The Sterling regains territory on stronger global risk conditions, although there is little evidence of it continuing. The UK market is uneasy over the developments of the Omicron variant, given that the UK is known as a travel hub. This level of uncertainty has added to further doubts as to whether the Bank of England (BoE) would push ahead with a near-term interest rate hike on 16 December.
Nationwide reported a 0.9% increase in UK house prices for November with the recent annual increase from 9.9% to 10.0%. The UK Manufacturing Purchasing Managers’ Index (PMI) was revised marginally lower to 58.1 from the flash reading of 58.2 as supply-side issues remain a key element.
There are no scheduled BoE speakers today.

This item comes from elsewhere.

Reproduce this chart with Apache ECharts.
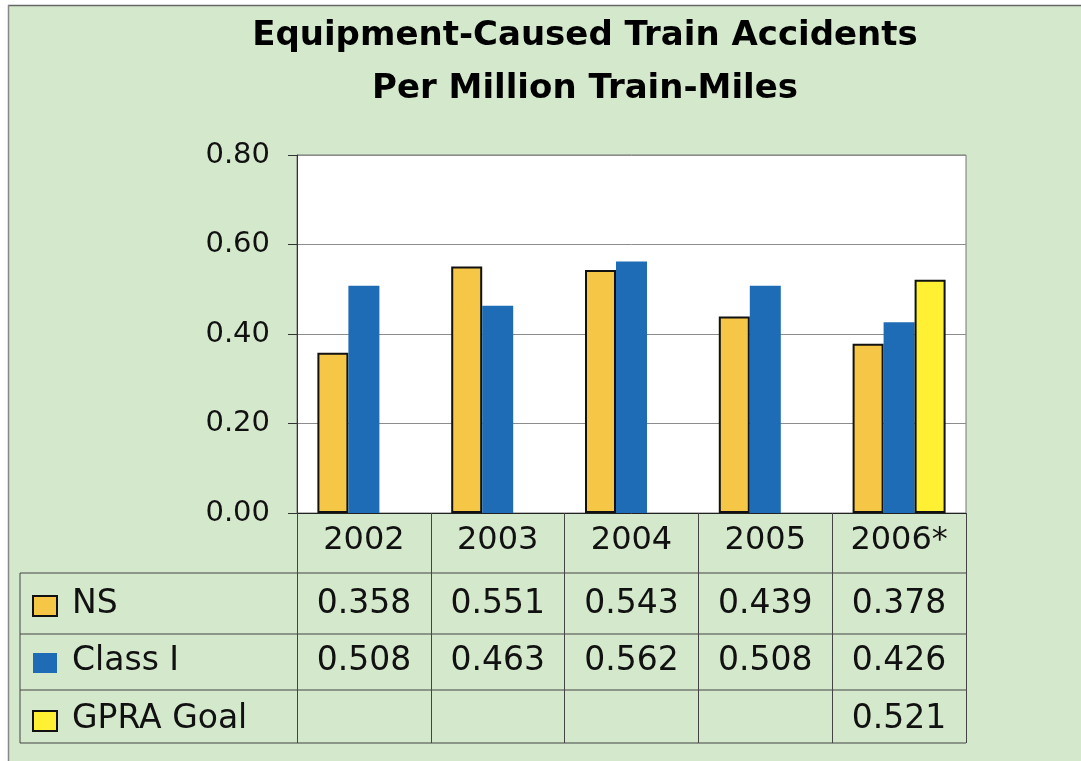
<!DOCTYPE html>
<html><head><meta charset="utf-8">
<script src="https://cdn.jsdelivr.net/npm/echarts@6/dist/echarts.min.js"></script>
<style>html,body{margin:0;padding:0;background:#fff}#c{width:1081px;height:761px}</style>
</head><body><div id="c"></div>
<script>
const years = ['2002', '2003', '2004', '2005', '2006*'];
const seriesNames = ['NS', 'Class I', 'GPRA Goal'];
const nsValues = [0.358, 0.551, 0.543, 0.439, 0.378];
const classIValues = [0.508, 0.463, 0.562, 0.508, 0.426];
const gpraValues = [null, null, null, null, 0.521];
const yMin = 0, yMax = 0.8, yStep = 0.2;

const FONT = 'DejaVu Sans';
const colors = ['#F6C646', '#1E6CB5', '#FFF033'];
const bordered = [true, false, true];
const allValues = [nsValues, classIValues, gpraValues];

const chart = echarts.init(document.getElementById('c'), null, {renderer: 'canvas'});
chart.setOption({
  backgroundColor: '#d4e8cc',
  animation: false,
  title: {
    text: 'Equipment-Caused Train Accidents\nPer Million Train-Miles',
    left: 580, top: 5, textAlign: 'center',
    textStyle: {fontFamily: FONT, fontWeight: 'bold', fontSize: 34, lineHeight: 53, color: '#000'}
  },
  grid: {left: 297, top: 155, width: 669, height: 358, show: true, backgroundColor: '#ffffff',
         borderColor: '#777', borderWidth: 1, containLabel: false, outerBoundsMode: 'none'},
  xAxis: {
    type: 'category', data: years,
    axisLine: {show: true, lineStyle: {color: '#222', width: 1}},
    axisTick: {show: true, length: 230, lineStyle: {color: '#444', width: 1}},
    axisLabel: {fontFamily: FONT, fontSize: 32, color: '#111', margin: 12},
    splitLine: {show: false}
  },
  yAxis: {
    type: 'value', min: yMin, max: yMax, interval: yStep,
    axisLine: {show: true, lineStyle: {color: '#333', width: 1}},
    axisTick: {show: true, length: 9, lineStyle: {color: '#333'}},
    splitLine: {show: true, lineStyle: {color: '#8c8c8c', width: 1}},
    axisLabel: {fontFamily: FONT, fontSize: 29, color: '#111', margin: 27, formatter: v => v.toFixed(2)}
  },
  series: seriesNames.map((name, k) => ({
    name: name, type: 'bar', data: allValues[k], barWidth: 31, barGap: '0%',
    itemStyle: bordered[k] ? {color: colors[k], borderColor: '#111', borderWidth: 2} : {color: colors[k]}
  }))
});

// data table below the plot
const cx = years.map((y, i) => chart.convertToPixel({xAxisIndex: 0}, i));
const rowY = [604, 661, 719];
const lineYs = [573, 634, 690, 743];
const g = [];
// outer frame edges
g.push({type: 'rect', shape: {x: 0, y: 0, width: 1081, height: 5}, style: {fill: '#fff'}, silent: true});
g.push({type: 'rect', shape: {x: 0, y: 0, width: 8, height: 761}, style: {fill: '#fff'}, silent: true});
g.push({type: 'line', shape: {x1: 8, y1: 5.5, x2: 1081, y2: 5.5}, style: {stroke: '#666', lineWidth: 1.5}, silent: true});
g.push({type: 'line', shape: {x1: 8.5, y1: 5, x2: 8.5, y2: 761}, style: {stroke: '#888', lineWidth: 1.5}, silent: true});
lineYs.forEach(y => g.push({type: 'line', shape: {x1: 20, y1: y, x2: 966, y2: y},
  style: {stroke: '#444', lineWidth: 1}, silent: true}));
g.push({type: 'line', shape: {x1: 20, y1: lineYs[0], x2: 20, y2: lineYs[3]},
  style: {stroke: '#444', lineWidth: 1}, silent: true});
seriesNames.forEach((name, r) => {
  g.push({type: 'rect', shape: {x: 33, y: rowY[r] - 8, width: 24, height: 20},
    style: bordered[r] ? {fill: colors[r], stroke: '#111', lineWidth: 2} : {fill: colors[r]}, silent: true});
  g.push({type: 'text', style: {text: name, x: 72, y: rowY[r], textAlign: 'left', textVerticalAlign: 'middle',
    fontFamily: FONT, fontSize: 33, fill: '#111'}, silent: true});
  allValues[r].forEach((v, i) => {
    if (v == null) return;
    g.push({type: 'text', style: {text: v.toFixed(3), x: cx[i], y: rowY[r], textAlign: 'center',
      textVerticalAlign: 'middle', fontFamily: FONT, fontSize: 33, fill: '#111'}, silent: true});
  });
});
chart.setOption({graphic: g});
</script></body></html>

The next one up is Michael Saunders tomorrow. He is one of the policymakers who voted for a rate rise in November, so (given the increased uncertainty) it will be interesting to hear his comments. There are also “rumours” saying that the US is (perhaps) delaying a trade deal with the UK due to Brexit concerns hampering sentiment.
The US Dollar Remains Well Supported following better than Expected Manufacturing Data
The US Dollar remained well supported on Wednesday as markets balanced their concerns over the Omicron variant with hawkish comments from the Federal Reserve (Fed). Fed Chairman Jerome Powell reiterated in congress that policymakers will discuss accelerating the pace of tapering its asset purchase programme when they next meet on 15 December. The ISM Manufacturing PMI edged higher to 61.1 in November, up from 60.8 in October. The reading indicates an expansion in the manufacturing sector and a market consensus of 61.0. November’s ADP jobs data was released in line with market expectations and helped to keep the dollar supported later in the session.

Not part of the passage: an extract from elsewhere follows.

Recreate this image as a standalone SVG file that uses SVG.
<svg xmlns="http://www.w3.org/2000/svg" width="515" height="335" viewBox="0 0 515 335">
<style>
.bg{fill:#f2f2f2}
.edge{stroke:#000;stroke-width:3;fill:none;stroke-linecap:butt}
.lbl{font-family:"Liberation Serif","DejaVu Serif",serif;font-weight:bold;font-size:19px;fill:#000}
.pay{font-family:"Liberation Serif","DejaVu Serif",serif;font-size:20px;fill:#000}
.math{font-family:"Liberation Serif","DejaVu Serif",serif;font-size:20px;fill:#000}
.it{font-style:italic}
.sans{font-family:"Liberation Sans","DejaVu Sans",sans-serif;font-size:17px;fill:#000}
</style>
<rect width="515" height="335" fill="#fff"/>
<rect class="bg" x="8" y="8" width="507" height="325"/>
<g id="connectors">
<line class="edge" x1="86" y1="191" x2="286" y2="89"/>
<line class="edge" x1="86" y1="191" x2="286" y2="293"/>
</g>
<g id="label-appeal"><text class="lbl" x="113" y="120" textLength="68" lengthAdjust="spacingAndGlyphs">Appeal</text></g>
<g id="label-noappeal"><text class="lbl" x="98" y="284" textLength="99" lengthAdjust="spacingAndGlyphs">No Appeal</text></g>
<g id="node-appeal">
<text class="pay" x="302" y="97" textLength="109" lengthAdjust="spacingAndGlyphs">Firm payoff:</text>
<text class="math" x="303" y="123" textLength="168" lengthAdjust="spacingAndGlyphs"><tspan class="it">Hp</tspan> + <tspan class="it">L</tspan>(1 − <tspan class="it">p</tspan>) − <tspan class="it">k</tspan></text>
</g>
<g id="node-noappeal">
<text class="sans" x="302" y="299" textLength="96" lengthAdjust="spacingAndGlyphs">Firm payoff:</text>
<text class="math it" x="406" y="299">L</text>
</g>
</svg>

Elsewhere, investors are set for commodity currencies to come under pressure today as members of the Organisation of Petroleum Exporting Countries (OPEC) meet to decide on whether to go ahead with a planned output hike in January.

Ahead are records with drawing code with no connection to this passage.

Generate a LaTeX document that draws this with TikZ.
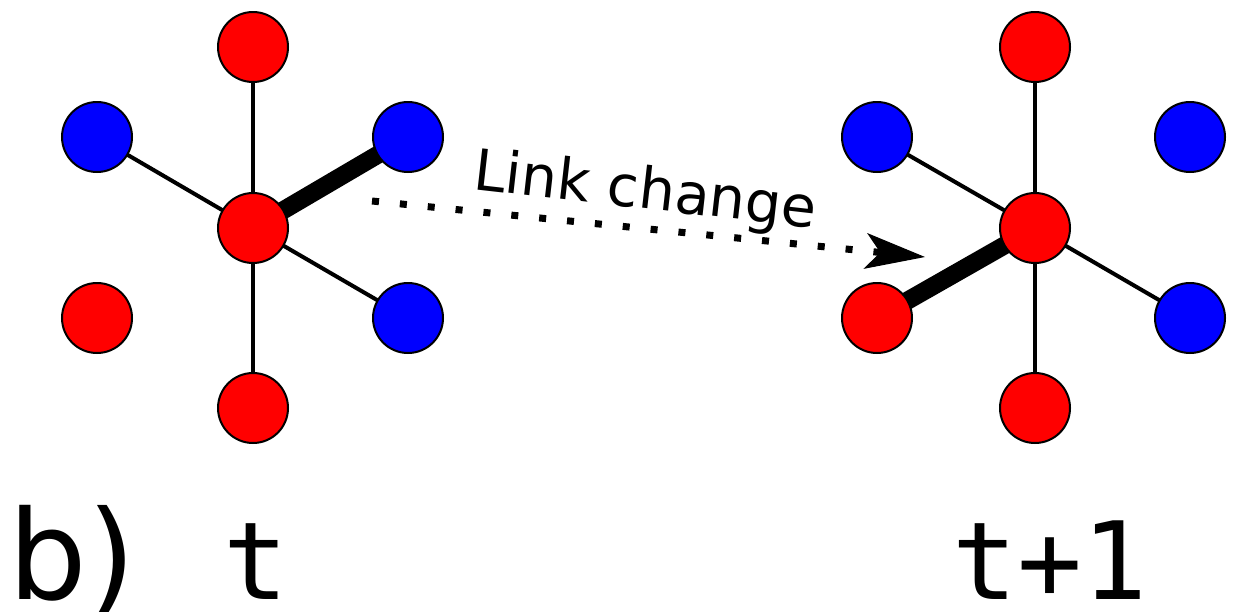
\documentclass[tikz,border=0pt]{standalone}
\usepackage{fontspec}
\setmainfont{DejaVu Sans}
\newfontfamily\monofont{DejaVu Sans Mono}
\usetikzlibrary{arrows.meta,backgrounds}
\definecolor{nred}{RGB}{255,0,0}
\definecolor{nblue}{RGB}{0,0,255}
\tikzset{
  vert/.style={circle,draw=black,line width=1pt,minimum size=35pt,inner sep=0pt},
  rv/.style={vert,fill=nred},
  bv/.style={vert,fill=nblue},
  thinedge/.style={line width=2pt},
  thickedge/.style={line width=9pt},
  biglbl/.style={inner sep=0pt,font=\fontsize{62}{70}\selectfont},
  monolbl/.style={inner sep=0pt,font=\monofont\fontsize{54}{60}\selectfont},
  changearrow/.style={line width=3.5pt,dash pattern=on 3.5pt off 10.5pt,
    -{Stealth[length=30pt,width=18pt,inset=7.5pt,line width=0.5pt]}}
}
\begin{document}
\begin{tikzpicture}[x=0.5pt,y=-0.5pt]
\useasboundingbox (0,0) rectangle (1237,611);
% left graph (t)
\node[rv] (lc) at (253,228) {};
\node[rv] (lt) at (253,47) {};
\node[rv] (lb) at (253,408) {};
\node[bv] (lul) at (97,137) {};
\node[bv] (lur) at (408,137) {};
\node[rv] (lll) at (97,318) {};
\node[bv] (llr) at (408,318) {};
% right graph (t+1)
\node[rv] (rc) at (1035,228) {};
\node[rv] (rt) at (1035,47) {};
\node[rv] (rb) at (1035,408) {};
\node[bv] (rul) at (877,137) {};
\node[bv] (rur) at (1190,137) {};
\node[rv] (rll) at (877,318) {};
\node[bv] (rlr) at (1190,318) {};
\begin{scope}[on background layer]
  \draw[thinedge] (lc.center) -- (lt.center);
  \draw[thinedge] (lc.center) -- (lb.center);
  \draw[thinedge] (lc.center) -- (lul.center);
  \draw[thinedge] (lc.center) -- (llr.center);
  \draw[thickedge] (lc.center) -- (lur.center);
  \draw[thinedge] (rc.center) -- (rt.center);
  \draw[thinedge] (rc.center) -- (rb.center);
  \draw[thinedge] (rc.center) -- (rul.center);
  \draw[thinedge] (rc.center) -- (rlr.center);
  \draw[thickedge] (rc.center) -- (rll.center);
\end{scope}
% link change arrow
\coordinate (as) at (372,201);
\coordinate (ae) at (925,257);
\draw[changearrow] (as) -- (ae);
\node[rotate=-6.5,inner sep=0pt,font=\fontsize{28.5}{32}\selectfont] (lcl) at (645,193) {Link change};
% labels
\node[biglbl,anchor=base west] (bl) at (8,599) {b)};
\node[monolbl,anchor=base] (tl) at (256,599) {t};
\node[monolbl,anchor=base] (tl1) at (1050,599) {t+1};
\end{tikzpicture}
\end{document}
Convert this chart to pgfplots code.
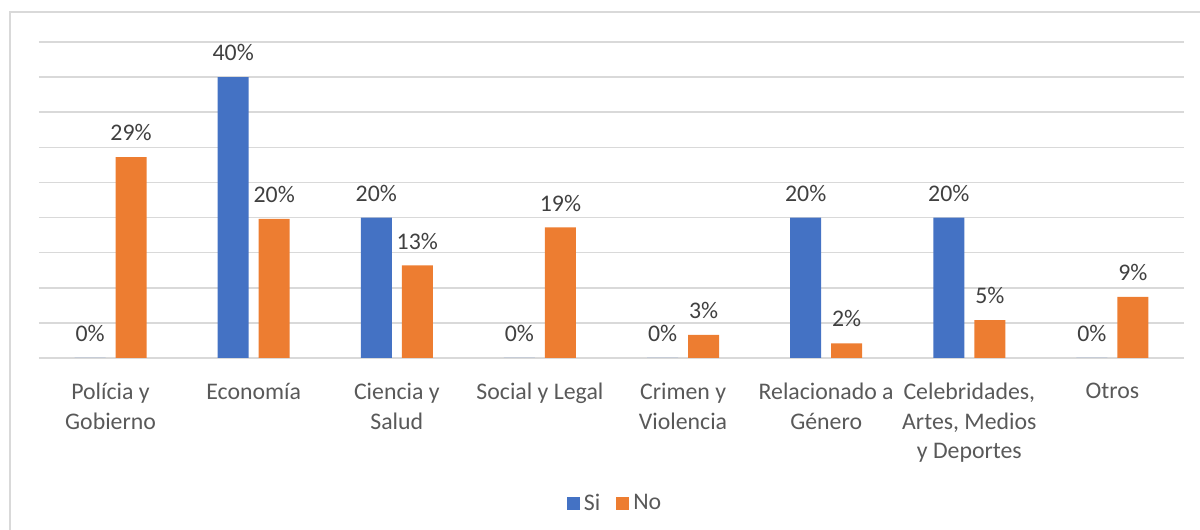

Looking ahead to today, markets will review the weekly initial jobless claims data ahead of Friday’s jobs report.
Manufacturing Steadies but Supply Chains Remain a Great Concern
The Eurozone manufacturing sector steadied in November amid continuous supply-chain disruptions. The IHS Markit PMI increased from 58.3 in October to 58.4 in November demonstrating the first increase in the headline index since June. Despite a stronger headline reading, the increasing concern for the Eurozone economy is that supply chains continue to deteriorate at a very worrying rate. Elsewhere, German retail sales fell by 0.3% in October against forecasted growth of 1%.
Looking ahead to today, we look forward to the release of the European unemployment rate data. The forecast is that the unemployment rate in the bloc will fall to 7.3% versus a previous reading of 7.4%.